I will never forget the struggle of my sister, who fought against cancer with a nobility and grace that was inspiring and humbling, both at the same time.
She had been diagnosed years ago, was on the brink of death, but fought it then. After she passed the crisis stage, and was gaining her strength, I asked her if she ever thought she was going to die. All of the doctors, after all, had thought she would …but she looked at me, straight in the eyes, and said, “no, never.”
She went years in remission before the dreaded disease returned two Thanksgivings ago. She was not happy it had returned, but she was ready for the battle, and battle she did. Several times doctors thought she had played her last card, but she rallied each time. It was as though she was saying that she might be going …but she would go on her terms, not on the terms of the doctors.
She died last year, but I cannot say she lost the battle. She fought and won, I believe, because she stopped fighting when she was ready.
Elbert Hubbard wrote that “there is no failure except in no longer trying; there is no defeat except from within, no really insurmountable barrier save our own inherent weakness of purpose.” My sister was not a failure because she never stopped trying, she never felt defeated from within, and she had an inherent purpose to live for a long time. Her focus and willingness to struggle gave her not only more days but quality days. She refused to give in. It wasn’t denial; it was determination and faith and hope that kept her going. She knew very well how sick she was, and yet, she “looked to the hills from whence came her help” (Psalm 121) and held on with the expectation that she would be able to hold on.
She was willing to struggle.
Sometimes, when it comes to race in our country, I wonder why it is we are not willing to struggle and to come face to face with our very personal disease. I have read much of the vitriol that has been spewed since President Obama won last week’s presidential election, and have been saddened. It is all so clearly race-based, but nobody will say it. Nobody wants to admit and face and deal with our issue. As opposed to my sister, who, invaded by a deadly disease, engaged in the struggle to fight it, America runs from the disease called racism and denies it exists. And so we are being consumed, even today in the 21st century, by this ever-present reality. It is like an autoimmune disease of our society, affecting our central nervous system and thereby affecting the very things we need for a full and vital life.
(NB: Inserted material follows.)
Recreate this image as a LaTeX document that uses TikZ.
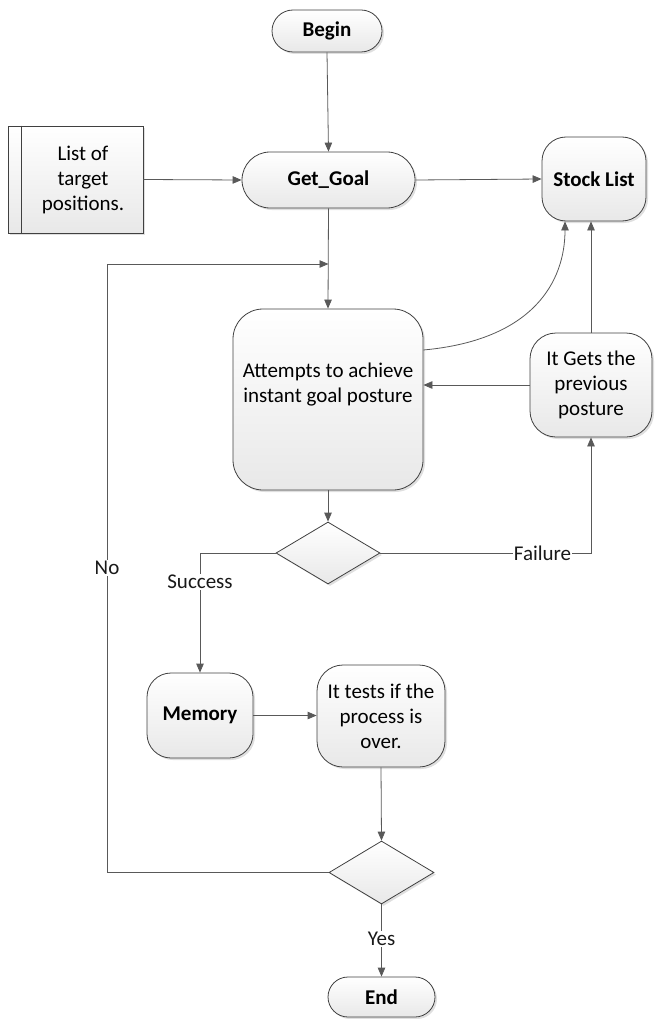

Why in the world do we run from it? Well, a big reason is because we, America, are not a community. We call ourselves the “united” states but we are not. We are far from it. Post-election, several states are circulating petitions to secede from the United States. There is no community. We are a conglomerate of different races and ethnicities, but we are far from having the commitment necessary to be a community. We do not respect the differences of each other; in fact, we live in ignorance about who each other is, and so, far from commitment and community, we live in ignorance and therefore, in fear of each other. M. Scott Peck, author of several books including The Road Less Traveled and The Different Drum, says that commitment is the willing to co-exist, and says it’s crucial in order for there to be true community.
We don’t have that in our country, and so, in this 21st century, racism is as ugly and as potent as it has ever been. People are referring to President Obama as the “n” word; they are calling him “monkey” and worse, and they feel all right doing it. Racism has never lost its place as an accepted way of thinking in America and since we are so unwilling to struggle, it seems highly unlikely that it will ever go completely away.
In any struggle, we have to see ourselves as we are, not as we would like to believe we are. Real struggle begins then, because with the admission that we have some faults and some issues, we have to do some real work. We don’t want to do that …and so bad, toxic emotions and feelings fester within us as individuals and within this nation as an entity.
The gift and power of struggle is that if we are courageous enough to engage in it, we come out stronger. We are no longer afraid of what used to frighten us. We are able to stand in the face of adversity because in the process of struggle, we learn our own strength. America likes to talk about being strong, but she is not. She is a nation divided, and therefore, is weakened more than we would like to believe.
We don’t want to struggle because we don’t want to hurt, but hurt is a part of the process of life, says Joan Chittister in her book, Scarred by Struggle; Transformed by Hope. It is in having the courage to struggle that we learn to feed on hope, and in that feeding, we become stronger.
I wish America would be willing to struggle. I wish she would stop being afraid and stop living in denial. It is so past time for us to be talking about the virulence and presence of racism here. To struggle with it genuinely would be painful, yet after the pain, there would be a new America. We would be able to move on to other things, which we must needs do, but we limit ourselves just because we do not want to struggle. We do not want to change. And because we do not want to struggle and change, we won’t, not anytime soon.